G-7 jak zawsze ostrożna
Ministrowie finansów i szefowie banków centralnych państw grupy G-7 ostrzegli przed spowolnieniem światowego wzrostu gospodarczego.
Grupa G-7 to elitarna grupa państw zrzeszających 7 najbardziej uprzemysłowionych państw świata.
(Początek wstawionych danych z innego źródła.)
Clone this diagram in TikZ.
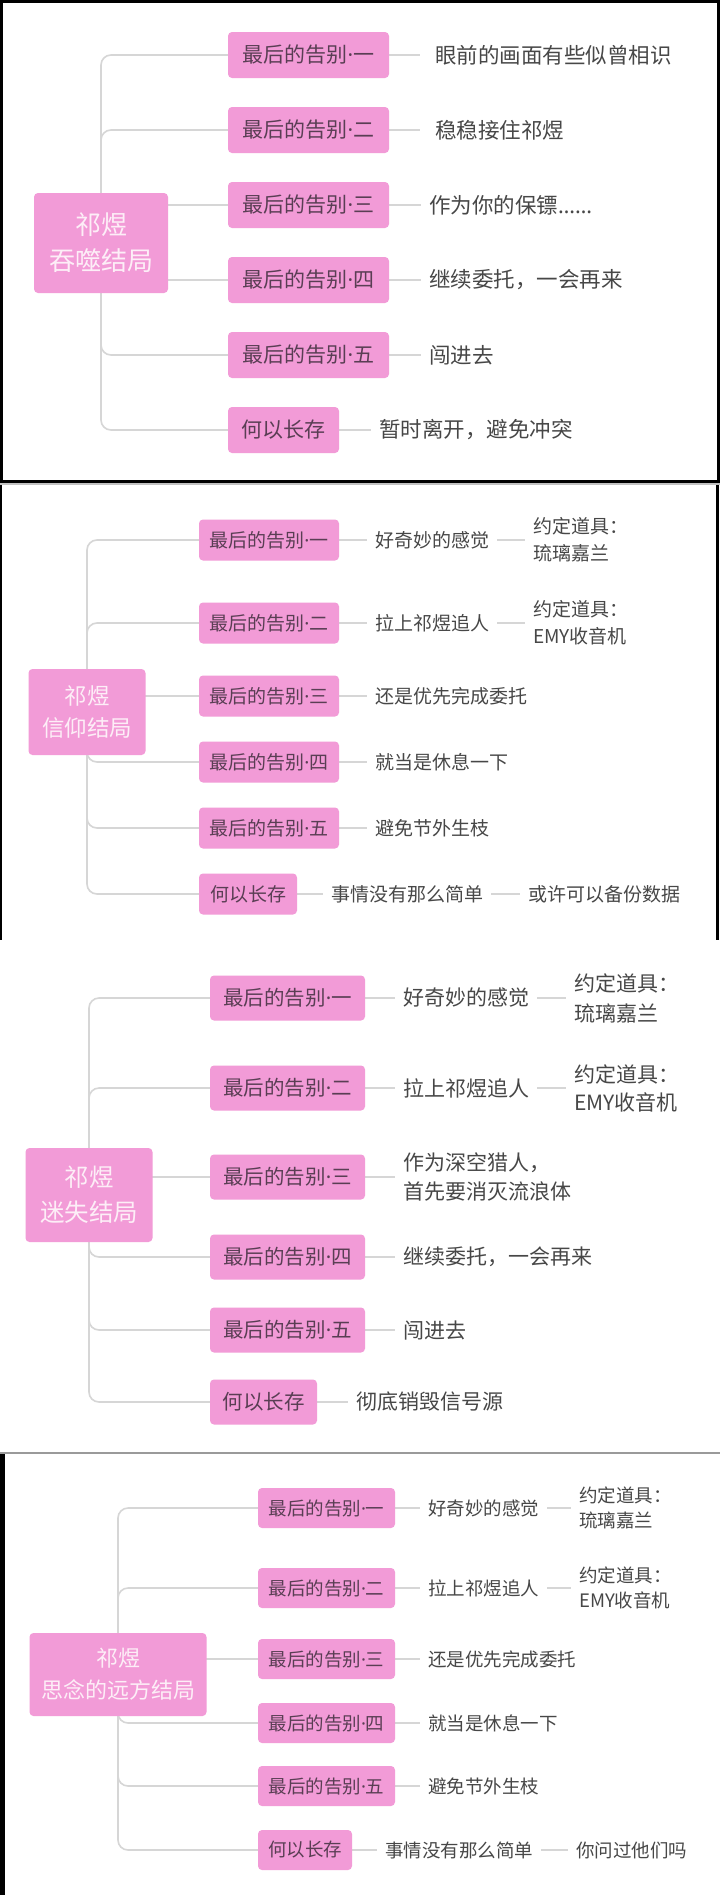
\documentclass[tikz,border=0pt]{standalone}
\usepackage{fontspec}
\setmainfont{Noto Sans CJK SC}
\newfontfamily\latf{Noto Sans}
\newcommand{\mydotx}{{\latf ·}}
\definecolor{pk}{HTML}{F29BD7}
\definecolor{btxt}{HTML}{5A3E54}
\definecolor{ltxt}{HTML}{474747}
\definecolor{lgray}{HTML}{D6D6D6}
\definecolor{rtxt}{HTML}{FDEEF7}
\definecolor{sepgray}{HTML}{9A9A9A}
\pgfdeclarelayer{bg}
\pgfsetlayers{bg,main}
\begin{document}
\begin{tikzpicture}[x=1pt,y=-1pt,
  rootbox/.style={fill=pk, rounded corners=4pt, text=rtxt, align=center, inner sep=0pt},
  brbox/.style={fill=pk, rounded corners=4pt, text=btxt, inner sep=0pt},
  leaf/.style={text=ltxt, anchor=west, align=left, inner xsep=8pt, inner ysep=0pt},
  ln/.style={draw=lgray, line width=1.6pt},
  trunk/.style={ln, rounded corners=10pt},
  fa/.style={font=\fontsize{21}{26}\selectfont},
  fal/.style={font=\fontsize{21.5}{28}\selectfont},
  fb/.style={font=\fontsize{19}{27}\selectfont},
  fc/.style={font=\fontsize{20.5}{28}\selectfont},
  fcl/.style={font=\fontsize{21}{29}\selectfont},
  fd/.style={font=\fontsize{18.5}{25.5}\selectfont}]
\useasboundingbox (0,0) rectangle (720,1895);
\begin{pgfonlayer}{bg}
\fill[white] (0,0) rectangle (720,1895);
\end{pgfonlayer}

% ---------- Panel 1 ----------
\node[rootbox, minimum width=134pt, minimum height=100pt, font=\fontsize{26}{36}\selectfont] (p1r) at (101,243) {祁煜\\吞噬结局};
\node[brbox, fa, minimum width=161pt, minimum height=46pt] (p1b1) at (308.5,55) {最后的告别\mydotx 一};
\node[brbox, fa, minimum width=161pt, minimum height=46pt] (p1b2) at (308.5,130) {最后的告别\mydotx 二};
\node[brbox, fa, minimum width=161pt, minimum height=46pt] (p1b3) at (308.5,205) {最后的告别\mydotx 三};
\node[brbox, fa, minimum width=161pt, minimum height=46pt] (p1b4) at (308.5,280) {最后的告别\mydotx 四};
\node[brbox, fa, minimum width=161pt, minimum height=46pt] (p1b5) at (308.5,355) {最后的告别\mydotx 五};
\node[brbox, fa, minimum width=111pt, minimum height=46pt] (p1b6) at (283.5,430) {何以长存};
\node[leaf, fal, inner xsep=15pt] (p1l1) at (420,55) {眼前的画面有些似曾相识};
\node[leaf, fal, inner xsep=15pt] (p1l2) at (420,130) {稳稳接住祁煜};
\node[leaf, fal] (p1l3) at (421,205) {作为你的保镖{\latf ……}};
\node[leaf, fal] (p1l4) at (421,280) {继续委托，一会再来};
\node[leaf, fal] (p1l5) at (421,355) {闯进去};
\node[leaf, fal] (p1l6) at (371,430) {暂时离开，避免冲突};

% ---------- Panel 2 ----------
\node[rootbox, minimum width=117pt, minimum height=86pt, font=\fontsize{22.5}{32}\selectfont] (p2r) at (87,712) {祁煜\\信仰结局};
\node[brbox, fb, minimum width=140pt, minimum height=41pt] (p2b1) at (269,540) {最后的告别\mydotx 一};
\node[brbox, fb, minimum width=140pt, minimum height=41pt] (p2b2) at (269,623) {最后的告别\mydotx 二};
\node[brbox, fb, minimum width=140pt, minimum height=41pt] (p2b3) at (269,696) {最后的告别\mydotx 三};
\node[brbox, fb, minimum width=140pt, minimum height=41pt] (p2b4) at (269,762) {最后的告别\mydotx 四};
\node[brbox, fb, minimum width=140pt, minimum height=41pt] (p2b5) at (269,828) {最后的告别\mydotx 五};
\node[brbox, fb, minimum width=98pt, minimum height=41pt] (p2b6) at (248,894) {何以长存};
\node[leaf, fb] (p2l1) at (367,540) {好奇妙的感觉};
\node[leaf, fb] (p2m1) at (525,540) {约定道具：\\琉璃嘉兰};
\node[leaf, fb] (p2l2) at (367,623) {拉上祁煜追人};
\node[leaf, fb] (p2m2) at (525,623) {约定道具：\\EMY收音机};
\node[leaf, fb] (p2l3) at (367,696) {还是优先完成委托};
\node[leaf, fb] (p2l4) at (367,762) {就当是休息一下};
\node[leaf, fb] (p2l5) at (367,828) {避免节外生枝};
\node[leaf, fb] (p2l6) at (323,894) {事情没有那么简单};
\node[leaf, fb] (p2m6) at (520,894) {或许可以备份数据};

% ---------- Panel 3 ----------
\node[rootbox, minimum width=127pt, minimum height=94pt, font=\fontsize{24.5}{35}\selectfont] (p3r) at (89,1195) {祁煜\\迷失结局};
\node[brbox, fc, minimum width=155pt, minimum height=45pt] (p3b1) at (287.5,998) {最后的告别\mydotx 一};
\node[brbox, fc, minimum width=155pt, minimum height=45pt] (p3b2) at (287.5,1088) {最后的告别\mydotx 二};
\node[brbox, fc, minimum width=155pt, minimum height=45pt] (p3b3) at (287.5,1177) {最后的告别\mydotx 三};
\node[brbox, fc, minimum width=155pt, minimum height=45pt] (p3b4) at (287.5,1257) {最后的告别\mydotx 四};
\node[brbox, fc, minimum width=155pt, minimum height=45pt] (p3b5) at (287.5,1330) {最后的告别\mydotx 五};
\node[brbox, fc, minimum width=107pt, minimum height=45pt] (p3b6) at (263.5,1402) {何以长存};
\node[leaf, fcl] (p3l1) at (395,998) {好奇妙的感觉};
\node[leaf, fcl, font=\fontsize{21}{30}\selectfont] (p3m1) at (566,998) {约定道具：\\琉璃嘉兰};
\node[leaf, fcl] (p3l2) at (395,1088) {拉上祁煜追人};
\node[leaf, fcl, font=\fontsize{21}{28}\selectfont] (p3m2) at (566,1088) {约定道具：\\EMY收音机};
\node[leaf, fcl] (p3l3) at (395,1177) {作为深空猎人，\\首先要消灭流浪体};
\node[leaf, fcl] (p3l4) at (395,1257) {继续委托，一会再来};
\node[leaf, fcl] (p3l5) at (395,1330) {闯进去};
\node[leaf, fcl] (p3l6) at (348,1402) {彻底销毁信号源};

% ---------- Panel 4 ----------
\node[rootbox, minimum width=177pt, minimum height=83pt, font=\fontsize{22}{32}\selectfont] (p4r) at (118,1674.5) {祁煜\\思念的远方结局};
\node[brbox, fd, minimum width=137pt, minimum height=40pt] (p4b1) at (326.5,1508) {最后的告别\mydotx 一};
\node[brbox, fd, minimum width=137pt, minimum height=40pt] (p4b2) at (326.5,1588) {最后的告别\mydotx 二};
\node[brbox, fd, minimum width=137pt, minimum height=40pt] (p4b3) at (326.5,1659) {最后的告别\mydotx 三};
\node[brbox, fd, minimum width=137pt, minimum height=40pt] (p4b4) at (326.5,1723) {最后的告别\mydotx 四};
\node[brbox, fd, minimum width=137pt, minimum height=40pt] (p4b5) at (326.5,1786) {最后的告别\mydotx 五};
\node[brbox, fd, minimum width=94pt, minimum height=40pt] (p4b6) at (305,1850) {何以长存};
\node[leaf, fd] (p4l1) at (420,1508) {好奇妙的感觉};
\node[leaf, fd] (p4m1) at (571,1508) {约定道具：\\琉璃嘉兰};
\node[leaf, fd] (p4l2) at (420,1588) {拉上祁煜追人};
\node[leaf, fd] (p4m2) at (571,1588) {约定道具：\\EMY收音机};
\node[leaf, fd] (p4l3) at (420,1659) {还是优先完成委托};
\node[leaf, fd] (p4l4) at (420,1723) {就当是休息一下};
\node[leaf, fd] (p4l5) at (420,1786) {避免节外生枝};
\node[leaf, fd] (p4l6) at (377,1850) {事情没有那么简单};
\node[leaf, fd] (p4m6) at (568,1850) {你问过他们吗};

% ---------- connectors ----------
\begin{pgfonlayer}{bg}
\foreach \p in {1,2,3,4}{
  \foreach \i in {1,...,6}{
    \draw[trunk] (p\p r.center) |- (p\p b\i.west);
    \draw[ln] (p\p b\i.east) -- (p\p l\i.west);
  }
}
\draw[ln] (p2l1.east) -- (p2m1.west);
\draw[ln] (p2l2.east) -- (p2m2.west);
\draw[ln] (p2l6.east) -- (p2m6.west);
\draw[ln] (p3l1.east) -- (p3m1.west);
\draw[ln] (p3l2.east) -- (p3m2.west);
\draw[ln] (p4l1.east) -- (p4m1.west);
\draw[ln] (p4l2.east) -- (p4m2.west);
\draw[ln] (p4l6.east) -- (p4m6.west);
\end{pgfonlayer}

% ---------- screenshot frames ----------
\draw[black, line width=3pt] (1.5,1.5) rectangle (718.5,481);
\draw[sepgray!60, line width=1.5pt] (0,484) -- (720,484);
\draw[black, line width=2pt] (1,485) -- (1,940);
\draw[black, line width=2.5pt] (717.5,485) -- (717.5,940);
\draw[sepgray, line width=2pt] (0,1453) -- (720,1453);
\draw[black, line width=5pt] (2.5,1454) -- (2.5,1895);
\end{tikzpicture}
\end{document}
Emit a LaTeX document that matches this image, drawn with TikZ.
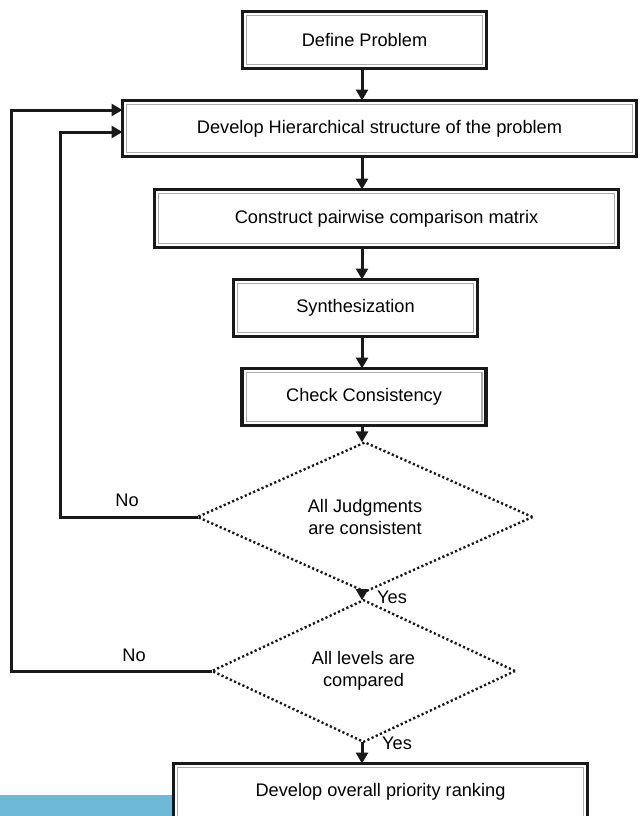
\documentclass[tikz,border=0pt]{standalone}
\usepackage{fontspec}
\setmainfont{Liberation Sans}
\usetikzlibrary{arrows.meta,shapes.geometric}
\definecolor{barblue}{RGB}{111,185,216}
\tikzset{
  txt/.style={font=\fontsize{18.2}{21.5}\selectfont},
  procbox/.style={draw=black!90, line width=3.2pt, fill=white, inner sep=0pt, outer sep=0pt, txt, align=center},
  innerline/.style={draw=gray!65, line width=1.4pt},
  decision/.style={shape=diamond, draw=black!90, line width=2.4pt, dash pattern=on 2.2pt off 2.4pt, inner sep=0pt, outer sep=0pt, txt, align=center},
  arr/.style={draw=black!90, line width=3pt, -{Triangle[length=11pt,width=12pt]}},
  lbl/.style={txt, inner sep=0pt}
}
\begin{document}
\begin{tikzpicture}[x=1pt,y=-1pt]
\useasboundingbox (0,0) rectangle (641,816);
\fill[barblue] (0,795) rectangle (174,816);

\node[procbox, minimum width=244pt, minimum height=57pt] (b1) at (364.5,40) {Define Problem};
\node[procbox, minimum width=514pt, minimum height=56pt] (b2) at (379.5,128.5) {Develop Hierarchical structure of the problem};
\node[procbox, minimum width=464pt, minimum height=58pt] (b3) at (386.5,218.5) {Construct pairwise comparison matrix};
\node[procbox, minimum width=244pt, minimum height=57pt] (b4) at (355.5,308) {Synthesization};
\node[procbox, minimum width=244pt, minimum height=57pt] (b5) at (364,397) {Check Consistency};
\node[decision, minimum width=335pt, minimum height=120pt] (d1) at (365,517) {All Judgments\\are consistent};
\node[decision, minimum width=303pt, minimum height=118pt] (d2) at (363.5,671) {All levels are\\compared};
\node[procbox, minimum width=414pt, minimum height=57pt] (b6) at (380.5,792) {Develop overall priority ranking};

\foreach \n in {b1,b2,b3,b4,b5,b6}{
  \draw[innerline] ([shift={(4.2pt,-4.2pt)}]\n.north west) rectangle ([shift={(-4.2pt,4.2pt)}]\n.south east);
}

\coordinate (ax) at (362,0);
\coordinate (l1) at (60,0);
\coordinate (l2) at (11,0);

\draw[arr] (b1.south -| ax) -- (b2.north -| ax);
\draw[arr] (b2.south -| ax) -- (b3.north -| ax);
\draw[arr] (b3.south -| ax) -- (b4.north -| ax);
\draw[arr] (b4.south -| ax) -- (b5.north -| ax);
\draw[arr] (b5.south -| ax) -- (d1.north -| ax);
\draw[arr] (d1.south -| ax) -- (d2.north -| ax);
\draw[arr] (d2.south -| ax) -- (b6.north -| ax);

\draw[arr] (d1.west) -- (d1.west -| l1) |- ([yshift=-3.5pt]b2.west);
\draw[arr] (d2.west) -- (d2.west -| l2) |- ([yshift=18.5pt]b2.west);

\node[lbl] (no1) at (127,500) {No};
\node[lbl] (no2) at (134,655) {No};
\node[lbl] (yes1) at (392,597) {Yes};
\node[lbl] (yes2) at (397,743) {Yes};
\end{tikzpicture}
\end{document}
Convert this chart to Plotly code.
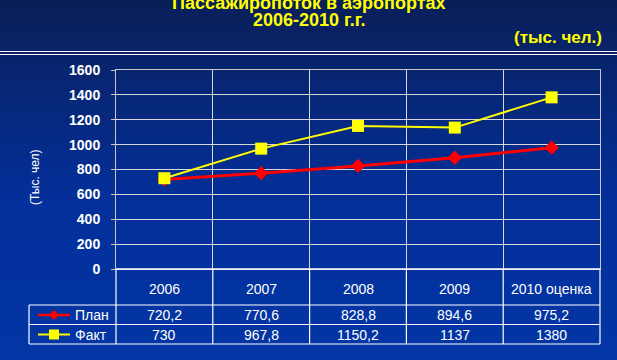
import plotly.graph_objects as go

categories = ["2006", "2007", "2008", "2009", "2010 оценка"]
plan = [720.2, 770.6, 828.8, 894.6, 975.2]
fact = [730, 967.8, 1150.2, 1137, 1380]
plan_labels = ["720,2", "770,6", "828,8", "894,6", "975,2"]
fact_labels = ["730", "967,8", "1150,2", "1137", "1380"]
series_names = ["План", "Факт"]
y_ticks = [0, 200, 400, 600, 800, 1000, 1200, 1400, 1600]

W, H = 617, 360
L, R, T, B = 116, 17, 70, 91
PW = W - L - R
PH = H - T - B


def px(X):
    return (X - L) / PW


def py(Y):
    return (H - B - Y) / PH


FONT = "Liberation Sans, Arial, sans-serif"
n = len(categories)
xs = [i + 0.5 for i in range(n)]

fig = go.Figure()
fig.add_trace(go.Scatter(x=xs, y=plan, mode="lines+markers", name=series_names[0],
                         line=dict(color="#ff0000", width=3),
                         marker=dict(symbol="diamond", size=11, color="#ff0000"),
                         cliponaxis=False, showlegend=False))
fig.add_trace(go.Scatter(x=xs, y=fact, mode="lines+markers", name=series_names[1],
                         line=dict(color="#ffff00", width=2),
                         marker=dict(symbol="square", size=12, color="#ffff00"),
                         cliponaxis=False, showlegend=False))

shapes = []
# background gradient
top = (10, 31, 88)
mid = (4, 48, 154)
bot = (3, 54, 166)
nb = 72
for k in range(nb):
    y0 = k * H / nb
    y1 = (k + 1) * H / nb + 0.5
    t = (k + 0.5) / nb
    if t < 0.55:
        f = t / 0.55
        c = tuple(int(top[j] + (mid[j] - top[j]) * f) for j in range(3))
    else:
        f = (t - 0.55) / 0.45
        c = tuple(int(mid[j] + (bot[j] - mid[j]) * f) for j in range(3))
    shapes.append(dict(type="rect", xref="paper", yref="paper", layer="below",
                       x0=px(0), x1=px(W), y0=py(y1), y1=py(y0),
                       line=dict(width=0), fillcolor="rgb(%d,%d,%d)" % c))

# double line under title
for Y in (51.5, 54.5):
    shapes.append(dict(type="line", xref="paper", yref="paper", x0=px(0), x1=px(W),
                       y0=py(Y), y1=py(Y), line=dict(color="white", width=1.2)))

# bottom axis line (white)
shapes.append(dict(type="line", xref="paper", yref="paper", x0=0, x1=1, y0=0, y1=0,
                   line=dict(color="white", width=1.5)))

# table
row_top, row_mid, row_bot = 305, 324.5, 344
leg_left = 29
for i in range(n + 1):
    shapes.append(dict(type="line", xref="paper", yref="paper", x0=i / n, x1=i / n,
                       y0=0, y1=py(row_bot), line=dict(color="white", width=1.2)))
shapes.append(dict(type="line", xref="paper", yref="paper", x0=px(leg_left), x1=px(leg_left),
                   y0=py(row_top), y1=py(row_bot), line=dict(color="white", width=1.2)))
for Y in (row_top, row_mid, row_bot):
    shapes.append(dict(type="line", xref="paper", yref="paper", x0=px(leg_left), x1=1,
                       y0=py(Y), y1=py(Y), line=dict(color="white", width=1.2)))

# legend keys
key_x0, key_x1, key_cx = 38, 70, 54
for Yc, col in ((315, "#ff0000"), (334.5, "#ffff00")):
    shapes.append(dict(type="line", xref="paper", yref="paper", x0=px(key_x0), x1=px(key_x1),
                       y0=py(Yc), y1=py(Yc), line=dict(color=col, width=2.5 if col == "#ff0000" else 2)))
d = 5
shapes.append(dict(type="path", xref="paper", yref="paper",
                   path="M %f %f L %f %f L %f %f L %f %f Z" % (
                       px(key_cx - d), py(315), px(key_cx), py(315 - d),
                       px(key_cx + d), py(315), px(key_cx), py(315 + d)),
                   fillcolor="#ff0000", line=dict(color="#ff0000", width=0)))
s = 5
shapes.append(dict(type="rect", xref="paper", yref="paper",
                   x0=px(key_cx - s), x1=px(key_cx + s), y0=py(334.5 + s), y1=py(334.5 - s),
                   fillcolor="#ffff00", line=dict(width=0)))

annotations = []
annotations.append(dict(text="<b>Пассажиропоток в аэропортах</b>", xref="paper", yref="paper",
                        x=px(309), y=py(3), showarrow=False, xanchor="center", yanchor="middle",
                        font=dict(family=FONT, size=18, color="#ffff00")))
annotations.append(dict(text="<b>2006-2010 г.г.</b>", xref="paper", yref="paper",
                        x=px(309), y=py(19.5), showarrow=False, xanchor="center", yanchor="middle",
                        font=dict(family=FONT, size=18, color="#ffff00")))
annotations.append(dict(text="<b>(тыс. чел.)</b>", xref="paper", yref="paper",
                        x=px(604), y=py(37.5), showarrow=False, xanchor="right", yanchor="middle",
                        font=dict(family=FONT, size=17, color="#ffff00")))
annotations.append(dict(text="(Тыс. чел)", xref="paper", yref="paper", textangle=-90,
                        x=px(35), y=py(177), showarrow=False, xanchor="center", yanchor="middle",
                        font=dict(family=FONT, size=12, color="white")))

for i, c in enumerate(categories):
    annotations.append(dict(text=c, xref="x", yref="paper", x=xs[i], y=py(288.5),
                            showarrow=False, xanchor="center", yanchor="middle",
                            font=dict(family=FONT, size=14, color="white")))
    annotations.append(dict(text=plan_labels[i], xref="x", yref="paper", x=xs[i], y=py(315),
                            showarrow=False, xanchor="center", yanchor="middle",
                            font=dict(family=FONT, size=14, color="white")))
    annotations.append(dict(text=fact_labels[i], xref="x", yref="paper", x=xs[i], y=py(334.5),
                            showarrow=False, xanchor="center", yanchor="middle",
                            font=dict(family=FONT, size=14, color="white")))
for nm, Yc in zip(series_names, (315, 334.5)):
    annotations.append(dict(text=nm, xref="paper", yref="paper", x=px(73), y=py(Yc),
                            showarrow=False, xanchor="left", yanchor="middle",
                            font=dict(family=FONT, size=14, color="white")))

fig.update_layout(
    width=W, height=H,
    margin=dict(l=L, r=R, t=T, b=B, pad=0),
    paper_bgcolor="rgb(4,44,140)",
    plot_bgcolor="rgba(0,0,0,0)",
    shapes=shapes,
    annotations=annotations,
    showlegend=False,
    xaxis=dict(range=[0, n], tickvals=list(range(n + 1)), showticklabels=False,
               showgrid=True, gridcolor="#d8d8d8", gridwidth=1, zeroline=False,
               showline=True, mirror=True, linecolor="#c8c8c8", linewidth=1,
               ticks="", fixedrange=True),
    yaxis=dict(range=[0, 1600], tickvals=y_ticks, ticktext=["<b>%d</b>" % v for v in y_ticks],
               showgrid=True, gridcolor="#d8d8d8", gridwidth=1, zeroline=False,
               showline=True, mirror=True, linecolor="#c8c8c8", linewidth=1,
               ticks="outside", ticklen=4, tickcolor="#c8c8c8", ticklabelstandoff=8,
               tickfont=dict(family=FONT, size=14, color="white"), fixedrange=True),
)

fig.write_html("out.html", config={"displayModeBar": False},
               post_script="document.body.style.margin='0';document.body.style.padding='0';"
                           "document.body.style.overflow='hidden';")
( Stany Zjednoczone, Wielka Brytania, Japonia, Niemcy, Francja, Włochy i Kanada). Uczestnicy spotkania w Waszyngtonie uznali, że światowa gospodarka jest w dobrym stanie, jednak ostatnie zaburzenia na rynkach finansowych, wysokie ceny ropy naftowej i słabość amerykańskiego sektora nieruchomości mogą spowolnić wzrost gospodarczy. Ministrowie wezwali do podjęcia działań zapobiegających zaburzeniom na rynkach finansowych w przyszłości. Chodzi głównie o słabość dolara i mocne euro. G7 wskazała że należy naciskać na Chiny, by przyspieszyły reformę walutową. Chodzi o złagodzenia restrykcyjnej polityki kursowej, by umożliwić wzrost juana. Ministrowie zwracają uwagę na nierównowagę w wymianie handlowej między Chinami a resztą świata.
Przypomnijmy że MFW
obniżył ostatnie szacunki wzrostu PKB na świecie w 2008 r. do 4,8 proc. z 5,2 proc. prognozowanych w lipcu. Dla gospodarki USA Fundusz obniżył prognozę wzrostu PKB w przyszłym roku do 1,9 proc. z 2,8 proc. Zdaniem mocny wzrost gospodarczy w Chinach, Rosji i Indiach zrekompensuje spowolnienie w USA - oceniają ekonomiści MFW. MFW obniżył prognozy wzrostu PKB dla strefy euro w 2008 r. do 2,1 proc. z 2,5 proc. W tym roku spodziewa się wzrostu PKB w eurolandzie na poziomie 2,5 proc. MFW prognozuje, że amerykańska Rezerwa Federalna obniży jeszcze stopy procentowe o 50 pkt bazowych do końca tego roku. Fed obniżył je o 50 pkt bazowych podczas posiedzenia 18 września, a główna stopa procentowa wynosi obecnie 4,75 proc. Fundusz ocenia, że bank centralny w strefie euro i Bank Anglii utrzymają w tym kwartale stopy procentowe bez zmian. Eksperci Funduszu szacują, że średnia cena ropy wzrośnie w 2008 r. o 9,5 proc., do 75 USD za baryłkę z 68,52 USD/b w 2007.